-- START OF DATA SHOWN --

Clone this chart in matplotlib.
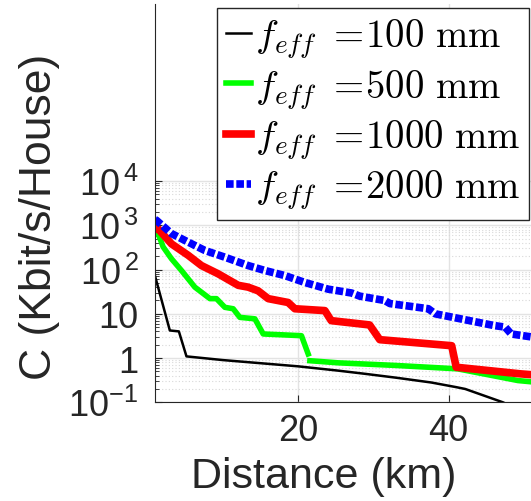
import numpy as np
import matplotlib
matplotlib.use("Agg")
import matplotlib.pyplot as plt
from matplotlib.ticker import FixedLocator, NullFormatter

plt.rcParams['font.family'] = ['Liberation Sans', 'DejaVu Sans']
plt.rcParams['mathtext.fontset'] = 'custom'
plt.rcParams['mathtext.rm'] = 'Liberation Sans'
plt.rcParams['mathtext.it'] = 'Liberation Sans:italic'

# Données (distance en km, capacité en Kbit/s/House)
km_100 = [1.0, 2.97, 4.17, 5.18, 10.0, 20.0, 25.3, 28.9, 33.0, 37.7, 41.0, 42.2, 47.2, 51.0]
c_100 = [72, 4.2, 4.0, 1.09, 0.9, 0.65, 0.52, 0.44, 0.36, 0.28, 0.22, 0.2, 0.1, 0.05]

km_500 = [1.0, 1.42, 2.08, 3.19, 4.52, 6.29, 8.29, 9.16, 10.28, 11.38, 12.27, 14.26, 15.37,
          20.45, 21.34, 21.45, 21.57, 25.3, 33.0, 41.2, 49.2, 51.0]
c_500 = [650, 640, 325, 175, 95, 40, 22, 22, 14, 13, 8.3, 7.7, 3.5,
         3.2, 1.24, np.nan, 0.87, 0.78, 0.68, 0.57, 0.31, 0.29]

km_1000 = [1.0, 1.42, 3.19, 5.4, 7.17, 9.39, 12.05, 13.37, 14.7, 16.03, 18.68, 19.57, 23.56,
           24.4, 29.5, 30.85, 40.4, 41.0, 49.5, 51.0]
c_1000 = [830, 830, 380, 210, 123, 80, 44, 40, 33, 22, 18, 13, 11.8,
          7.0, 5.6, 2.6, 1.9, 0.62, 0.44, 0.42]

km_2000 = [1.0, 1.2, 3.19, 5.4, 7.62, 10.28, 13.37, 15.6, 18.25, 20.9, 24.0, 27.1, 28.2,
           31.5, 32.2, 37.3, 38.2, 46.1, 47.5, 48.3, 51.0]
c_2000 = [1350, 1290, 650, 417, 270, 190, 123, 95, 73, 51, 36, 29.5, 25,
          20, 17, 13, 10, 5.4, 5.0, 3.5, 3.0]

fig = plt.figure(figsize=(5.31, 5.02), dpi=100)
ax = fig.add_axes([155 / 531, 1 - 403.3 / 502, (531.5 - 155) / 531, (403.3 - 5) / 502])

l1, = ax.plot(km_100, c_100, '-', color='black', lw=1.8)
l2, = ax.plot(km_500, c_500, '-', color='#00ff00', lw=4)
l3, = ax.plot(km_1000, c_1000, '-', color='red', lw=5.5)
l4, = ax.plot(km_2000, c_2000, color='blue', lw=5.5, linestyle=(0, (1, 0.35)))

ax.set_yscale('log')
ax.set_xlim(1, 51)
ax.set_ylim(0.1, 1e8)

# Graduations et grille
ax.yaxis.set_major_locator(FixedLocator([0.1, 1, 10, 100, 1e3, 1e4]))
ax.set_yticklabels([r'10$^{-1}$', '1', '10', r'10$^{\,2}$', r'10$^{\,3}$', r'10$^{\,4}$'])
minor = [k * 10.0 ** n for n in range(-1, 4) for k in range(2, 10)]
ax.yaxis.set_minor_locator(FixedLocator(minor))
ax.yaxis.set_minor_formatter(NullFormatter())
ax.set_xticks([20, 40])
ax.tick_params(axis='both', which='both', direction='in', colors='#262626', labelsize=26)
ax.tick_params(axis='y', which='major', length=5, pad=12)
ax.tick_params(axis='y', which='minor', length=3)
ax.tick_params(axis='x', which='major', length=5, pad=8)

ax.grid(True, which='major', color='#e3e3e3', lw=1, ls='-')
ax.yaxis.grid(True, which='minor', color='#d8d8d8', lw=0.8, ls=(0, (1, 2)))
ax.set_axisbelow(True)

for s in ['top', 'right']:
    ax.spines[s].set_visible(False)
for s in ['left', 'bottom']:
    ax.spines[s].set_color('#262626')

ax.set_xlabel('Distance (km)', fontsize=31, color='#262626')
ax.set_ylabel('C (Kbit/s/House)', fontsize=32, color='#262626')
ax.xaxis.set_label_coords(0.449, -0.136)
ax.yaxis.set_label_coords(-0.252, 0.469)

labels = [r'$f_{eff}\ =\!100\ \mathrm{mm}$', r'$f_{eff}\ =\!500\ \mathrm{mm}$',
          r'$f_{eff}\ =\!1000\ \mathrm{mm}$', r'$f_{eff}\ =\!2000\ \mathrm{mm}$']
leg = ax.legend([l1, l2, l3, l4], labels, loc='upper left',
                bbox_to_anchor=(217 / 531, 1 - 9 / 502), bbox_transform=fig.transFigure,
                fontsize=28, handlelength=0.65, handletextpad=0.1, labelspacing=0.17,
                borderpad=0.22, borderaxespad=0, fancybox=False, framealpha=1,
                edgecolor='#262626')
leg.get_frame().set_linewidth(1.0)
for t in leg.get_texts():
    t.set_math_fontfamily('cm')

fig.savefig('out.png', dpi=100)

-- END OF DATA SHOWN --

**DIRECTION**.
From the first line above down to the line with "from matplotlib.ticker import", reproduce every line and no others, omitting pictures.

**IN RESPONSE**.
Clone this chart in matplotlib.
import numpy as np
import matplotlib
matplotlib.use("Agg")
import matplotlib.pyplot as plt
from matplotlib.ticker import FixedLocator, NullFormatter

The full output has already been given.